Exercise objective
Make an exact copy, from the records below, of the lines from the line containing "Output the Python" to the line containing "ax = fig.add_axes([0.1123, 0.1242, 0.7610, 0.7393])", both lines included, excluding pictures.

Extracted information
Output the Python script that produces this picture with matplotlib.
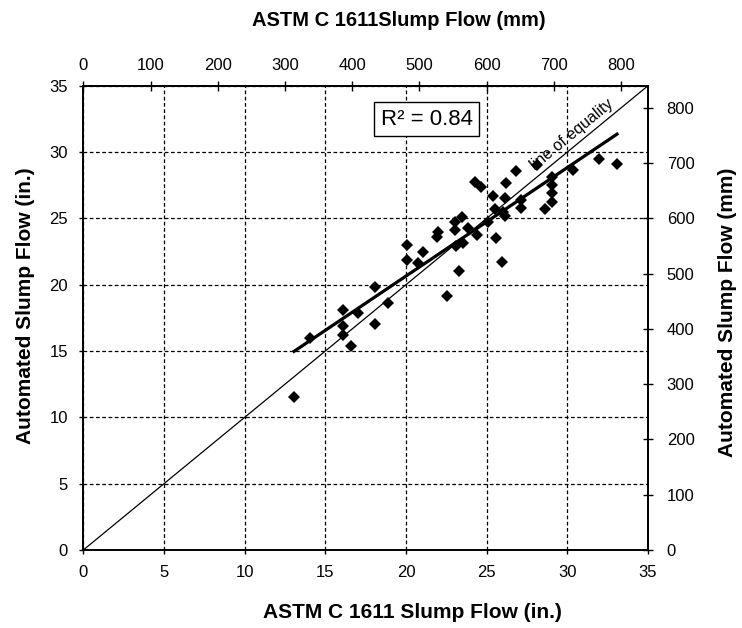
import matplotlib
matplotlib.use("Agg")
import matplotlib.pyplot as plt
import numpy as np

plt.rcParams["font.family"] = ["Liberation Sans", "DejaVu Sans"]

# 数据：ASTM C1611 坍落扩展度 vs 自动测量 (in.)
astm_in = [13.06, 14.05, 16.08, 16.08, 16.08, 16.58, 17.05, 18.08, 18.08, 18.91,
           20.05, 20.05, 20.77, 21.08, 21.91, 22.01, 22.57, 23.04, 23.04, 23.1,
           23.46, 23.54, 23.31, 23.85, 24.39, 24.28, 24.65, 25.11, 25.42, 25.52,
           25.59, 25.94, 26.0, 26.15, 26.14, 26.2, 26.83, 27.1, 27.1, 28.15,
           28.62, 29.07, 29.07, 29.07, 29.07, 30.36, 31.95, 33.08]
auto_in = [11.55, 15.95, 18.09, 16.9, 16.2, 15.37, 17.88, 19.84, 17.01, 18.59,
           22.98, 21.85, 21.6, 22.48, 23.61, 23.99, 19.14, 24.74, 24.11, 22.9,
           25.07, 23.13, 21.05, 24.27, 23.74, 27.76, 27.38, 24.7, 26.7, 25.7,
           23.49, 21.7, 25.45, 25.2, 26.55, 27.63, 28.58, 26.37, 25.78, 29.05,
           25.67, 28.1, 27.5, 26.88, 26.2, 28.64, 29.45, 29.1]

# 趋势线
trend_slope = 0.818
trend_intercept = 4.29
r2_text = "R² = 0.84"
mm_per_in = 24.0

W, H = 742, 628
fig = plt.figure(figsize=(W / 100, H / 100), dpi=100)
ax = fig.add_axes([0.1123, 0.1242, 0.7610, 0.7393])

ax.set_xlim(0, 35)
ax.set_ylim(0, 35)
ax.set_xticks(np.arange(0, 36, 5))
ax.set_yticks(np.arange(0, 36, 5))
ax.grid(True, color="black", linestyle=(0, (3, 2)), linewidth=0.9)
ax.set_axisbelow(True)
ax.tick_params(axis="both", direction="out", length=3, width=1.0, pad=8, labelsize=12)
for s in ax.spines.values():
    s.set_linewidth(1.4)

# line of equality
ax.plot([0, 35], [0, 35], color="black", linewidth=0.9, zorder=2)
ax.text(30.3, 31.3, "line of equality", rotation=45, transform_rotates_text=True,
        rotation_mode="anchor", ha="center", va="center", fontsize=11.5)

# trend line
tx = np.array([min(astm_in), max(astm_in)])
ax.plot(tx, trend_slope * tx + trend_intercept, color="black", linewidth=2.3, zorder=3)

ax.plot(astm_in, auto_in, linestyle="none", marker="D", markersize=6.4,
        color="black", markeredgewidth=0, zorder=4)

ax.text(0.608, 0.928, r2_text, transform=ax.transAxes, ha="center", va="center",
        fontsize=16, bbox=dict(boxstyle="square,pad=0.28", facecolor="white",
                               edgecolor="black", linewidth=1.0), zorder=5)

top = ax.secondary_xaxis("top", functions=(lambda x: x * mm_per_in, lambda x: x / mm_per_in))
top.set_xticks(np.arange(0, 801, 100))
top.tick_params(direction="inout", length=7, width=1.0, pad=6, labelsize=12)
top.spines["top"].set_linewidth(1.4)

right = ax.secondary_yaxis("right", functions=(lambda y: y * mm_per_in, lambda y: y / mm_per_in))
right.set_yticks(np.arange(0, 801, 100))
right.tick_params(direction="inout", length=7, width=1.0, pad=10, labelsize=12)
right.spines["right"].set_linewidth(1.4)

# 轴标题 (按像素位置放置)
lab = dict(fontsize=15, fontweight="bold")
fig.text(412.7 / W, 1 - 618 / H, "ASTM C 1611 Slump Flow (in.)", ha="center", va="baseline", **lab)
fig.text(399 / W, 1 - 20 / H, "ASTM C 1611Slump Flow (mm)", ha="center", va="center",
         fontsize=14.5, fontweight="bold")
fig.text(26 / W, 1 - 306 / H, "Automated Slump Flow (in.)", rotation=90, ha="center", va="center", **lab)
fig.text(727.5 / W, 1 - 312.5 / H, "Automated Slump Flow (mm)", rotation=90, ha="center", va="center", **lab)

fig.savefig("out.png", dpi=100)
==
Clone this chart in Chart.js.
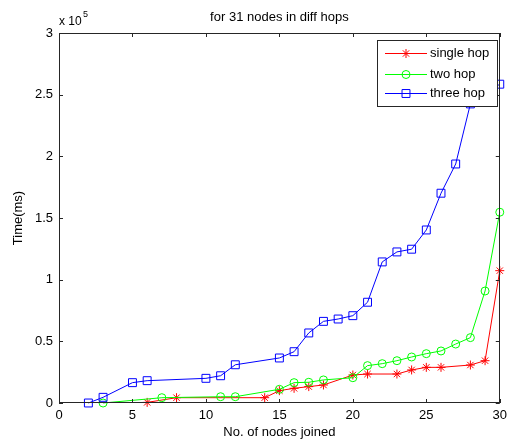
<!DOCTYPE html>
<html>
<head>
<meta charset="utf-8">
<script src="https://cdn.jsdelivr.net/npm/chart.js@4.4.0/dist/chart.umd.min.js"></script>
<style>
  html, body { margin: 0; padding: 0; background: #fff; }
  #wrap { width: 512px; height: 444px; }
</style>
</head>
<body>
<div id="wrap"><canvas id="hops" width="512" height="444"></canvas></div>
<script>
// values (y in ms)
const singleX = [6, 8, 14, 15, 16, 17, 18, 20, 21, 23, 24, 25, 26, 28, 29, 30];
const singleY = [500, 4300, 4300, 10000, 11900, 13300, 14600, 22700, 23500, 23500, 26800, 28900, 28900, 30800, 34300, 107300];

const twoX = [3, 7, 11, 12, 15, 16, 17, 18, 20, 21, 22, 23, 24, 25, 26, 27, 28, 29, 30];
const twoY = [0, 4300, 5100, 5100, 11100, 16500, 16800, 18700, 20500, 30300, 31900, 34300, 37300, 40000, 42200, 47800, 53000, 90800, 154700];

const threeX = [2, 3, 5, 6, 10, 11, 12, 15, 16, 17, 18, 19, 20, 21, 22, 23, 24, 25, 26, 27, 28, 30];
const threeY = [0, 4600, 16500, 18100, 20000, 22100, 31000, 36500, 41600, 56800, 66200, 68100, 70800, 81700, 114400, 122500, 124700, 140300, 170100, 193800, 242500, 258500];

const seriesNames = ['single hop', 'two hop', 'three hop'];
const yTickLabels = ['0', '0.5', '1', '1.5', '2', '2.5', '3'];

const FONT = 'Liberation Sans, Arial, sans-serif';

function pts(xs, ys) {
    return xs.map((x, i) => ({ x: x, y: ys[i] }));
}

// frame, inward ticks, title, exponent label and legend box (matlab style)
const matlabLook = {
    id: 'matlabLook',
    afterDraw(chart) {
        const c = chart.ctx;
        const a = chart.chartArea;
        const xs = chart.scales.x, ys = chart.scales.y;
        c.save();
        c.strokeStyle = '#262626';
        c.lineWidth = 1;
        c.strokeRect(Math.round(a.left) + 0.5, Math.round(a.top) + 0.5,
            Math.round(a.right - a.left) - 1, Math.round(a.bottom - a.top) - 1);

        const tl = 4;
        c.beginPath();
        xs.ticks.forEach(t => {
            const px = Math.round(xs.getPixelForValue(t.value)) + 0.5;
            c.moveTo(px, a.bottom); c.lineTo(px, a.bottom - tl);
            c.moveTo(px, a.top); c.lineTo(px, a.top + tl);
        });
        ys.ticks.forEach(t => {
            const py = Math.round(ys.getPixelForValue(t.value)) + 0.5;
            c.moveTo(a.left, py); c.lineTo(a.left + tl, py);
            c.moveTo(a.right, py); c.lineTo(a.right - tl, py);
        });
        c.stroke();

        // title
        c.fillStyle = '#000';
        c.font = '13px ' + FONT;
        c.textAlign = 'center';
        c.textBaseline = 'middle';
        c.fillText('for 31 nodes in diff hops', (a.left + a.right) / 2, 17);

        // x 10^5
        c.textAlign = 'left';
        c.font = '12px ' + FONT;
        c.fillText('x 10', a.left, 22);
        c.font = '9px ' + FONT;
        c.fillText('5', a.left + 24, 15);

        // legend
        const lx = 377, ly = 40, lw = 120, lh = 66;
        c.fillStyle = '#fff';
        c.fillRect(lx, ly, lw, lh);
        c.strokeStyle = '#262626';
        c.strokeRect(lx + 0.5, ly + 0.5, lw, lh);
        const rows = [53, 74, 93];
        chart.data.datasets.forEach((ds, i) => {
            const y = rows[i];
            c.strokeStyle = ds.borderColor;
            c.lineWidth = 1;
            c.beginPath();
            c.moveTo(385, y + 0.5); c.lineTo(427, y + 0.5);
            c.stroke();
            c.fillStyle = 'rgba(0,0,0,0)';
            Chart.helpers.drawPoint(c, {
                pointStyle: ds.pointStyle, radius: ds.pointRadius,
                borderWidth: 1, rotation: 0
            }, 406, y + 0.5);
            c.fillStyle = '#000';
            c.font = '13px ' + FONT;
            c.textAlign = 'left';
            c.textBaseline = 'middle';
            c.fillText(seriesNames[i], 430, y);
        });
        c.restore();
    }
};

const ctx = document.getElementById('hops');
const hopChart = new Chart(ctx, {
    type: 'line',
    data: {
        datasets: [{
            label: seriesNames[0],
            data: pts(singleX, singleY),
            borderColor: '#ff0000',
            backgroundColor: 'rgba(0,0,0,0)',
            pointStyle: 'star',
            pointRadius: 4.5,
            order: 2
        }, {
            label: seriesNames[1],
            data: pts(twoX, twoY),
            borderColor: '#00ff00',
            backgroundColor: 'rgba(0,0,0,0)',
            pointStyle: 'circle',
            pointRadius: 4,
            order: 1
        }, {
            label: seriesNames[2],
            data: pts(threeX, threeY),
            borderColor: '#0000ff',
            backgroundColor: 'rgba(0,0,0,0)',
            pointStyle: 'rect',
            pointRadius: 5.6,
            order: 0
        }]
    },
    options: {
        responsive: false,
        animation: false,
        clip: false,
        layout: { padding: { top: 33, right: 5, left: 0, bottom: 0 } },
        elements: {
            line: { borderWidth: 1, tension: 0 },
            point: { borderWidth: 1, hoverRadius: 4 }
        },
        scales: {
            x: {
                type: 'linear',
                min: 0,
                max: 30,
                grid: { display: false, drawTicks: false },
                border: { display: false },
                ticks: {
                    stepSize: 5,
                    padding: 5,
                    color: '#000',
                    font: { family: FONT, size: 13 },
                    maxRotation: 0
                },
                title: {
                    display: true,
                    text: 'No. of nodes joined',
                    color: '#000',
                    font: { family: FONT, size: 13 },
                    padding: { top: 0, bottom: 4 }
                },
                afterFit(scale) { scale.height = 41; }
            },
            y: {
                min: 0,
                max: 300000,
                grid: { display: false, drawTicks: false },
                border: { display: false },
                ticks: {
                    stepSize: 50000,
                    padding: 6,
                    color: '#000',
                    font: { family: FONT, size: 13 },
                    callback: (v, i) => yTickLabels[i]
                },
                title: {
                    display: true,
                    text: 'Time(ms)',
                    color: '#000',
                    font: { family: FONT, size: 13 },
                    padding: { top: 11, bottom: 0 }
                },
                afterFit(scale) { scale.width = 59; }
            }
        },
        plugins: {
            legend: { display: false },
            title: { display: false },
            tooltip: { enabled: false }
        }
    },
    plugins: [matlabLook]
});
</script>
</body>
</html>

The output
Output the Python script that produces this picture with matplotlib.
import matplotlib
matplotlib.use("Agg")
import matplotlib.pyplot as plt
import numpy as np

plt.rcParams["font.family"] = ["Liberation Sans", "DejaVu Sans"]

# 数据：ASTM C1611 坍落扩展度 vs 自动测量 (in.)
astm_in = [13.06, 14.05, 16.08, 16.08, 16.08, 16.58, 17.05, 18.08, 18.08, 18.91,
           20.05, 20.05, 20.77, 21.08, 21.91, 22.01, 22.57, 23.04, 23.04, 23.1,
           23.46, 23.54, 23.31, 23.85, 24.39, 24.28, 24.65, 25.11, 25.42, 25.52,
           25.59, 25.94, 26.0, 26.15, 26.14, 26.2, 26.83, 27.1, 27.1, 28.15,
           28.62, 29.07, 29.07, 29.07, 29.07, 30.36, 31.95, 33.08]
auto_in = [11.55, 15.95, 18.09, 16.9, 16.2, 15.37, 17.88, 19.84, 17.01, 18.59,
           22.98, 21.85, 21.6, 22.48, 23.61, 23.99, 19.14, 24.74, 24.11, 22.9,
           25.07, 23.13, 21.05, 24.27, 23.74, 27.76, 27.38, 24.7, 26.7, 25.7,
           23.49, 21.7, 25.45, 25.2, 26.55, 27.63, 28.58, 26.37, 25.78, 29.05,
           25.67, 28.1, 27.5, 26.88, 26.2, 28.64, 29.45, 29.1]

# 趋势线
trend_slope = 0.818
trend_intercept = 4.29
r2_text = "R² = 0.84"
mm_per_in = 24.0

W, H = 742, 628
fig = plt.figure(figsize=(W / 100, H / 100), dpi=100)
ax = fig.add_axes([0.1123, 0.1242, 0.7610, 0.7393])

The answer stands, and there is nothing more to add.